Hoje dá (o Guilherme foi), mas ouve tempos em que não dava, porque a fronteira era fechada para estrangeiros. Procure informações atualizadas quando você for (pergunte no seu hotel).
Como se faz para subir até a Tsminda Sameba?
Você pode ir a pé (o Pedro foi), pode alugar uma bicicleta no seu hotel, pode ir a cavalo, de táxi ou com o seu próprio carro, se estiver com um.
Mas atenção: a estrada para lá é péssima. Repito: pés-si-ma. Só meta o seu carro alugado se ele for 4X4 e se você souber dirigir em condições muito, muito ruins. Os táxis, por exemplo, são sempre jipes ou caminhonetes. E tenha cuidado redobrado se houver neve no caminho.
Para o trajeto, calcule 30 minutos de subida de carro, mais 30 minutos de descida. Também fique de olho no pôr do sol, que é cedo em determinadas épocas do ano, já que as montanhas fazem sombra sobre a cidade.
Ah, para chamar um táxi, peça no seu hotel.
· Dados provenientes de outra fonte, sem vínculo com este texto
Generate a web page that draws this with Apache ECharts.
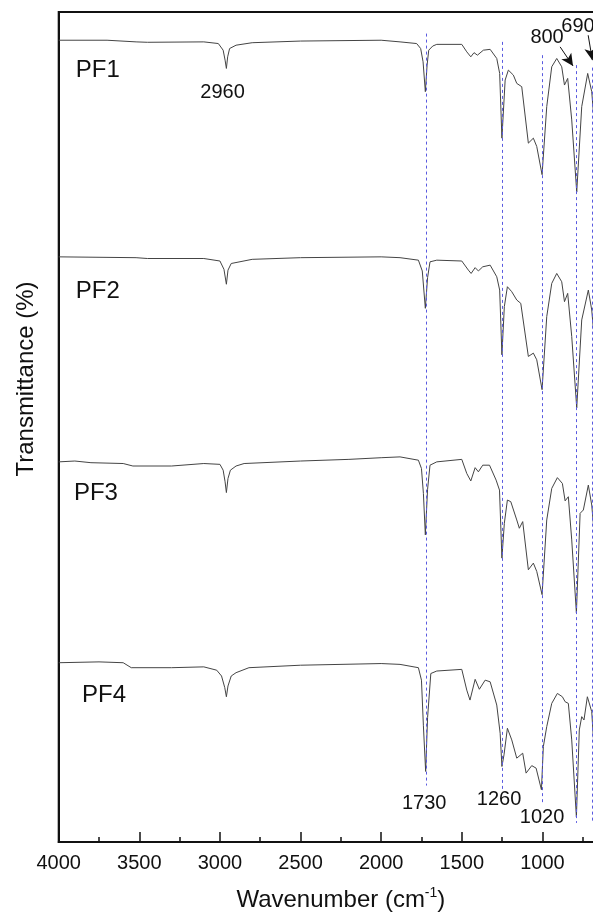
<!DOCTYPE html>
<html>
<head>
<meta charset="utf-8">
<script src="https://cdn.jsdelivr.net/npm/echarts@6/dist/echarts.min.js"></script>
<style>
  html, body { margin: 0; padding: 0; background: #fff; }
  #main { width: 593px; height: 915px; }
</style>
</head>
<body>
<div id="main"></div>
<script>
// FTIR spectra, [wavenumber (cm-1), offset transmittance (a.u.)]
var pf1 = [[4000,96.6],[3700,96.6],[3520,96.4],[3450,96.35],[3100,96.4],[3010,96.2],[2980,95.4],[2968,94.2],[2960,93.2],[2952,94.6],[2940,95.6],[2900,96.0],[2800,96.3],[2500,96.5],[2000,96.6],[1883,96.4],[1780,96.2],[1755,95.6],[1740,94.0],[1726,90.4],[1715,93.6],[1705,95.4],[1680,95.9],[1655,96.1],[1500,96.1],[1469,95.2],[1444,94.6],[1424,95.1],[1403,94.8],[1366,95.4],[1324,95.5],[1283,94.4],[1265,92.6],[1251,84.8],[1231,91.8],[1211,93.0],[1180,92.4],[1159,91.4],[1128,91.0],[1087,84.2],[1056,84.8],[1035,83.8],[1002,80.4],[973,88.6],[942,93.4],[911,94.4],[880,93.4],[863,91.2],[843,92.0],[818,87.0],[787,78.3],[756,88.6],[719,92.6],[694,90.4],[680,87.0]];
var pf2 = [[4000,70.5],[3520,70.4],[3450,70.3],[3100,70.3],[3000,70.0],[2975,69.0],[2960,67.2],[2950,68.9],[2930,69.7],[2800,70.2],[2500,70.4],[2000,70.5],[1883,70.4],[1769,70.1],[1745,68.8],[1726,64.3],[1712,68.0],[1697,69.9],[1655,70.1],[1500,70.0],[1459,68.9],[1442,68.5],[1417,69.2],[1397,68.8],[1370,69.3],[1324,69.5],[1283,68.1],[1265,66.5],[1251,58.7],[1236,64.5],[1217,66.9],[1190,66.3],[1159,65.3],[1134,64.9],[1087,58.5],[1056,58.9],[1035,58.1],[1002,54.5],[973,63.3],[942,67.3],[911,68.5],[880,67.5],[863,65.1],[843,66.1],[818,60.9],[787,52.3],[756,62.9],[715,66.5],[694,64.1],[680,61.0]];
var pf3 = [[4000,45.8],[3900,45.9],[3800,45.7],[3600,45.6],[3540,45.3],[3300,45.3],[3100,45.6],[3000,45.5],[2980,44.8],[2968,43.4],[2960,42.1],[2950,43.8],[2935,44.8],[2900,45.3],[2850,45.6],[2500,45.9],[2200,46.1],[2000,46.3],[1883,46.4],[1769,46.0],[1750,45.0],[1738,42.0],[1726,37.0],[1712,42.5],[1697,45.4],[1655,45.8],[1500,46.1],[1469,44.4],[1444,43.5],[1417,45.1],[1397,44.6],[1370,45.4],[1328,45.4],[1287,43.6],[1266,42.4],[1251,34.2],[1236,38.4],[1217,41.2],[1196,41.0],[1159,38.8],[1143,37.8],[1122,38.6],[1087,32.8],[1056,33.6],[1035,32.6],[1002,29.8],[973,38.8],[942,42.6],[907,43.9],[876,43.2],[859,41.1],[839,41.6],[818,36.4],[789,27.6],[766,39.6],[746,40.0],[715,43.0],[694,40.6],[680,37.5]];
var pf4 = [[4000,21.6],[3750,21.7],[3600,21.6],[3550,21.0],[3300,21.0],[3100,21.1],[3020,20.7],[2990,20.0],[2970,18.6],[2960,17.5],[2950,18.8],[2930,20.0],[2900,20.4],[2820,21.0],[2500,21.3],[2000,21.5],[1883,21.4],[1769,21.0],[1750,19.5],[1738,14.0],[1724,8.5],[1712,15.0],[1692,20.3],[1655,20.6],[1500,20.8],[1469,18.3],[1449,17.1],[1417,19.6],[1391,18.4],[1355,19.5],[1324,19.3],[1283,16.5],[1262,13.1],[1251,9.1],[1238,10.5],[1217,13.7],[1190,12.3],[1159,10.1],[1122,10.7],[1101,8.3],[1066,9.2],[1039,8.9],[1006,6.3],[994,11.5],[973,13.9],[942,16.7],[907,17.9],[876,17.5],[859,16.9],[839,16.7],[818,12.3],[789,3.0],[771,13.5],[756,15.1],[742,14.7],[721,17.5],[694,15.7],[682,12.0]];

// guide lines: [wavenumber, top, bottom]
var guides = [[1722, 97.4, 6.8], [1249, 96.4, 6.3], [1000, 94.8, 4.7], [788, 93.6, 2.3], [691, 93.3, 2.3]];
// arrows: [from w, from v, to w, to v]
var arrows = [[890, 95.8, 810, 93.5], [716, 97.2, 690, 94.2]];
// text labels: [text, w, v, size]
var labels = [
  ['PF1', 3758, 93.0, 24], ['PF2', 3758, 66.3, 24], ['PF3', 3769, 42.0, 24], ['PF4', 3719, 17.7, 24],
  ['2960', 2984, 90.3, 20], ['1730', 1733, 4.7, 20], ['1260', 1269, 5.1, 20], ['1020', 1002, 2.9, 20],
  ['800', 971, 96.9, 20], ['690', 779, 98.3, 20]
];

var chart = echarts.init(document.getElementById('main'));
var font = '"Liberation Sans", Arial, sans-serif';

function spectrum(name, data) {
  return {
    name: name, type: 'line', data: data, showSymbol: false, silent: true,
    lineStyle: { color: '#444', width: 1 }
  };
}

var series = [spectrum('PF1', pf1), spectrum('PF2', pf2), spectrum('PF3', pf3), spectrum('PF4', pf4)];

// dotted guide lines at the marked bands
series.push({
  type: 'line', data: [], silent: true,
  markLine: {
    silent: true, symbol: ['none', 'none'], animation: false,
    label: { show: false },
    lineStyle: { color: '#5a5ae0', width: 1, type: [3, 3] },
    data: guides.map(function (g) { return [{ coord: [g[0], g[1]] }, { coord: [g[0], g[2]] }]; })
  }
});

// arrows and text annotations
series.push({
  type: 'line', data: [], silent: true,
  markLine: {
    silent: true, symbol: ['none', 'arrow'], symbolSize: [9, 12], animation: false,
    label: { show: false },
    lineStyle: { color: '#111', width: 1, type: 'solid' },
    data: arrows.map(function (a) { return [{ coord: [a[0], a[1]] }, { coord: [a[2], a[3]] }]; })
  },
  markPoint: {
    silent: true, symbol: 'circle', symbolSize: 0, animation: false,
    data: labels.map(function (l) {
      return {
        name: l[0], coord: [l[1], l[2]],
        label: { show: true, position: 'inside', formatter: '{b}', color: '#111', fontSize: l[3], fontFamily: font }
      };
    })
  }
});

var option = {
  animation: false,
  grid: {
    left: 58.7, right: -30, top: 12, bottom: 73, outerBoundsMode: 'none',
    show: true, borderColor: '#111', borderWidth: 2
  },
  graphic: [{
    type: 'text', x: 26, y: 379, rotation: Math.PI / 2,
    style: { text: 'Transmittance (%)', fontSize: 24, fontFamily: font, fill: '#111', align: 'center', verticalAlign: 'middle' }
  }],
  xAxis: {
    type: 'value', inverse: true, min: 500, max: 4000, interval: 500,
    name: 'Wavenumber (cm{sup|-1})', nameLocation: 'middle', nameGap: 44,
    nameTextStyle: {
      fontSize: 24, fontFamily: font, color: '#111',
      rich: { sup: { fontSize: 14, fontFamily: font, color: '#111', padding: [0, 0, 14, 0] } }
    },
    axisLine: { lineStyle: { color: '#111', width: 2 } },
    axisTick: { inside: true, length: 10, lineStyle: { color: '#111', width: 1.5 } },
    minorTick: { show: true, splitNumber: 2, length: 5, lineStyle: { color: '#111', width: 1.5 } },
    axisLabel: {
      fontSize: 20, fontFamily: font, color: '#111', margin: 11,
      formatter: function (v) { return String(v); }
    },
    splitLine: { show: false }
  },
  yAxis: {
    type: 'value', min: 0, max: 100,
    axisLine: { show: true, lineStyle: { color: '#111', width: 2 } },
    axisTick: { show: false }, axisLabel: { show: false }, splitLine: { show: false }
  },
  series: series
};

chart.setOption(option);
</script>
</body>
</html>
O meu custou ao redor de 30 USD pelo carro. Ou seja: se você dividir com mais pessoas, sai mais barato.
Dá para entrar na Tsminda Sameba?
Sim, e vale muito fazer isso, mas não é permitido fotografar. Quando fui, fazia muito frio e a porta estava fechada, porque havia um aquecedor ligado lá dentro, junto com o monge.
Tem horário de visitação na igreja?
Tem, mas não anotei. Não se preocupe, o pessoal do seu hotel vai saber indicar e o taxista não vai subir se ela já estiver fechada.
Tem restrições de roupas e tal?
Tem.
Dá para subir no topo do Monte Kazbek?
Dizem que sim. O Lonely Planet indica algumas agências que fazem isso.